- Episode no.: Season 5 Episode 3
- Directed by: Tyree Dillihay
- Written by: Dan Fybel
- Production code: 4ASA11
- Original air date: November 16, 2014

Guest appearances
- Keegan-Michael Key as Darnell; Brian Huskey as Regular Sized Rudy; Tim Meadows as Mike; Tim Heidecker as Kevin;

Episode chronology
| ← Previous "Tina and the Real Ghost" | Next → "Dawn of the Peck" |
- Bob's Burgers season 5

= Friends with Burger-fits =

"Friends with Burger-fits" is the third episode of the fifth season of the animated comedy series Bob's Burgers and the overall 70th episode, and is written by Dan Fybel and directed by Tyree Dillihay. It aired on Fox in the United States on November 16, 2014.

==Plot==
After Teddy tells Bob that his recent physical exam revealed his health to be incredibly poor and that he must make drastic changes to his eating habits, Bob decides to cut him off from his burgers, believing that serving him burgers every day was partially responsible for Teddy's health problems. Teddy desperately resolves to get better through exercise so he can continue eating burgers, and Bob agrees to join him out of guilt. Teddy, through a misunderstanding, also believes that this means Bob considers him his best friend, a sentiment Teddy also feels for Bob. In reality, Bob doesn't consider Teddy to be his best friend so much as his best customer who he sees every day, but doesn't wish to hurt Teddy's feelings or stymie his fitness attempts by telling him the truth. Excited, Teddy signs them both up for an intensive "stunt man" boot camp. The experience is nightmarish for Bob. During a hellish exercise routine, Bob explains to the boot camp counselors that Teddy isn't even his friend, but just his customer and that he lied about their friendship to him so that he would have an exercise buddy and get healthy. Unfortunately, Teddy overhears everything.

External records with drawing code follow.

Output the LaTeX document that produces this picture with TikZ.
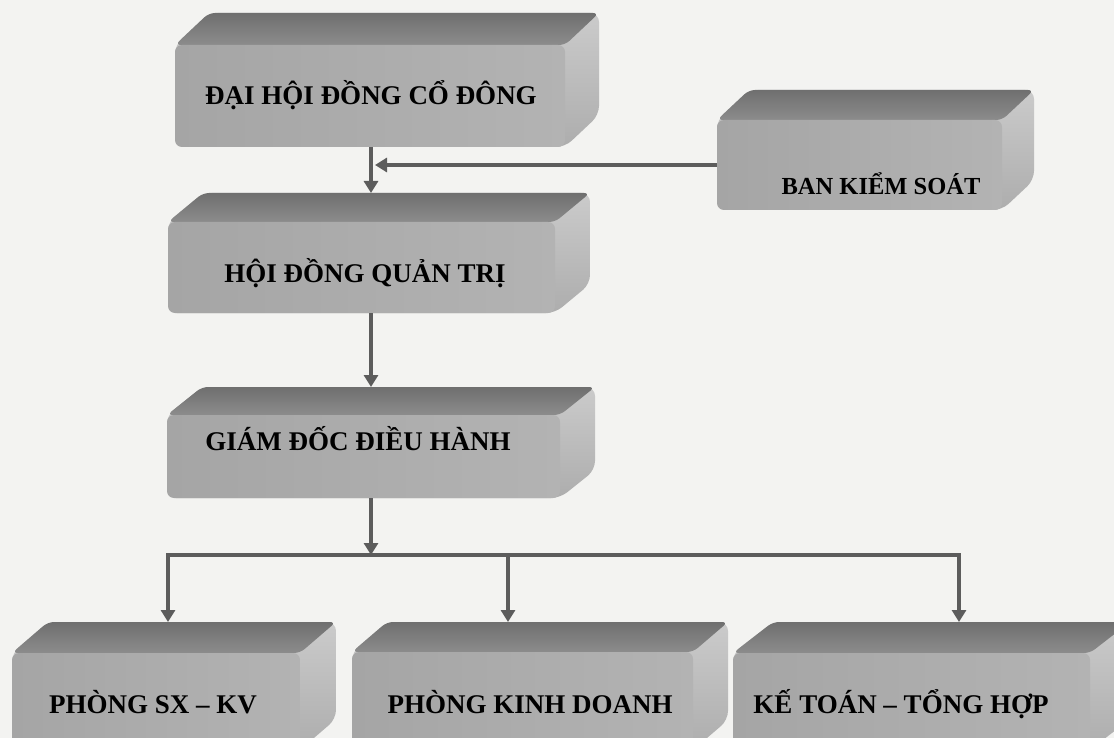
\documentclass[tikz,border=0pt]{standalone}
\usepackage{fontspec}
\setmainfont{Liberation Serif}
\usetikzlibrary{arrows.meta}
\definecolor{bgc}{HTML}{F3F3F1}
\definecolor{linec}{HTML}{5C5C5C}
\definecolor{topA}{HTML}{6F6F6F}
\definecolor{topB}{HTML}{8C8C8C}
\definecolor{sideA}{HTML}{CBCBCB}
\definecolor{sideB}{HTML}{ADADAD}
\definecolor{frontA}{HTML}{A5A5A5}
\definecolor{frontB}{HTML}{B3B3B3}
\tikzset{
  conn/.style={draw=linec, line width=3.2pt},
  arr/.style={conn, -{Triangle[width=14pt,length=12pt]}},
  lbl/.style={font=\bfseries\fontsize{27}{30}\selectfont, text=black, inner sep=0pt, anchor=base},
  topface/.style={top color=topA, bottom color=topB, rounded corners=6pt},
  sideface/.style={top color=sideA, bottom color=sideB, rounded corners=9pt},
  frontface/.style={left color=frontA, right color=frontB, rounded corners=7pt},
}
% name, cx, cy, w, h, dx, dy
\newcommand\slab[7]{%
  \node[inner sep=0pt, outer sep=0pt, minimum width=#4pt, minimum height=#5pt] (#1) at (#2,#3) {};
  \path[sideface] (#1.south west) -- (#1.north west) -- ([shift={(#6,#7)}]#1.north west)
     -- ([shift={(#6,#7)}]#1.north east) -- ([shift={(#6,#7)}]#1.south east) -- (#1.south east) -- cycle;
  \path[topface] (#1.north west) -- ([shift={(#6,#7)}]#1.north west)
     -- ([shift={(#6,#7)}]#1.north east) -- (#1.north east) -- cycle;
  \path[frontface] (#1.south west) rectangle (#1.north east);
  \coordinate (#1-t) at ([shift={(0,#7)}]#1.north);
}
\begin{document}
\begin{tikzpicture}[x=1pt, y=-1pt]
  \clip (0,0) rectangle (1114,738);
  \fill[bgc] (0,0) rectangle (1114,738);

  \slab{dh}{370}{96}{390}{102}{34}{-32}
  \slab{bks}{859.5}{165}{285}{90}{32}{-30}
  \slab{hd}{361.5}{267.5}{387}{91}{35}{-29}
  \slab{gd}{363.5}{456.5}{393}{83}{35}{-28}
  \slab{sx}{156}{701.5}{288}{97}{36}{-31}
  \slab{pk}{522.5}{701}{341}{98}{35}{-30}
  \slab{kt}{911.5}{701.5}{357}{97}{40}{-31}

  \node[lbl] (dh-l) at (371,105) {ĐẠI HỘI ĐỒNG CỔ ĐÔNG};
  \node[lbl, font=\bfseries\fontsize{24.5}{28}\selectfont] (bks-l) at (881,195) {BAN KIỂM SOÁT};
  \node[lbl] (hd-l) at (365,282) {HỘI ĐỒNG QUẢN TRỊ};
  \node[lbl] (gd-l) at (358,450) {GIÁM ĐỐC ĐIỀU HÀNH};
  \node[lbl] (sx-l) at (153,713) {PHÒNG SX – KV};
  \node[lbl] (pk-l) at (530,713) {PHÒNG KINH DOANH};
  \node[lbl] (kt-l) at (901,713) {KẾ TOÁN – TỔNG HỢP};

  \coordinate (vx) at (371,0);
  \coordinate (jx) at (375,165);
  \coordinate (b1) at (168,555);
  \coordinate (b2) at (508,555);
  \coordinate (b3) at (959,555);
  \coordinate (bm) at (371,555);

  \draw[arr] (bks.west) -- (jx);
  \draw[arr] (vx |- dh.south) -- (vx |- hd-t);
  \draw[arr] (vx |- hd.south) -- (vx |- gd-t);
  \draw[arr] (vx |- gd.south) -- (bm);
  \draw[arr] (bm) -- (b1) -- (b1 |- sx-t);
  \draw[arr] (bm) -- (b3) -- (b3 |- kt-t);
  \draw[arr] (b2) -- (b2 |- pk-t);
\end{tikzpicture}
\end{document}
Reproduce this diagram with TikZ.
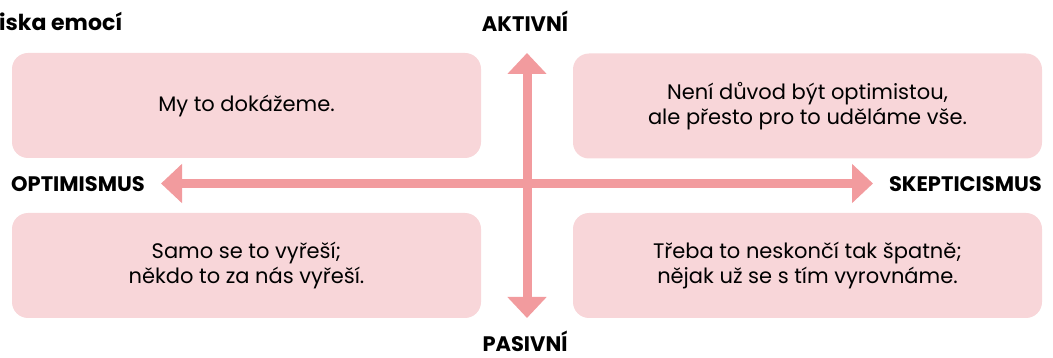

Furious, Teddy asks Bob how he could lie to him about their relationship, and Bob says that he lied because he cares about him. Teddy states that from now on, he is going to hang out at a different burger joint, called Dusty's Feedbag, ignoring Bob's attempts to apologize and his pleas that he still keep his health in mind. Bob is dejected, but is horrified when he learns that Dusty's Feedbag has a food challenge called the "Belt Buckle Belly Buster," where the patron is served a five-pound burger and will get their meal for free and their picture on the wall if they manage to eat it within thirty minutes. Bob races to the restaurant to stop Teddy, knowing he will order it. Indeed, Teddy ordered the food challenge, but Bob pleaded with the restaurant owner not to serve it to him because it could kill him. The manager takes the stance that regardless of Teddy's health, Teddy still paid for it and he will serve him anyway. Bob's increasing protestation escalates into a fight between him and the owner, resulting in the owner violently throwing him through the window and out into the street. Teddy helps Bob up outside and states that what Bob tried to do was the nicest thing anyone had ever done for him. Teddy takes him home and tells him it's okay that Bob doesn't consider him his best friend. Bob apologizes and tells him that he does consider Teddy his best friend after all.

Meanwhile, the Belcher kids create a makeshift ice rink out of the freezer storage room in the restaurant's basement and invite their schoolmates to play a game they invented, where they try to make one another slip and fall on the ice. Upon discovering what they're doing, Linda is delighted. She revamps it as a cage match-style tournament called "Freezerdome" (à la Mad Max Beyond Thunderdome), with herself as the referee, the kids in flamboyant costumes, and the prize being an elaborate championship belt. Through a series of sly tactics, Louise prevails as the champion.

==Reception==
Alasdair Wilkins of The A.V. Club gave the episode a B, citing the relatively weak main plot and sub-plot, stating,"'Friends With Burger-Fits' isn’t the episode you show people to convince them that Bob’s Burgers is one of the best shows on television, but it’s still a damn funny episode." Robert Ham of Paste gave the episode an 8.8 out of 10, describing the main story to be a perfect example of the series' ability to perfectly balance the absurd and the emotional.

The episode received a 1.7 rating and was watched by a total of 3.35 million people. This made it the fourth most watched show on Fox that night, losing to Brooklyn Nine-Nine, Family Guy, and The Simpsons.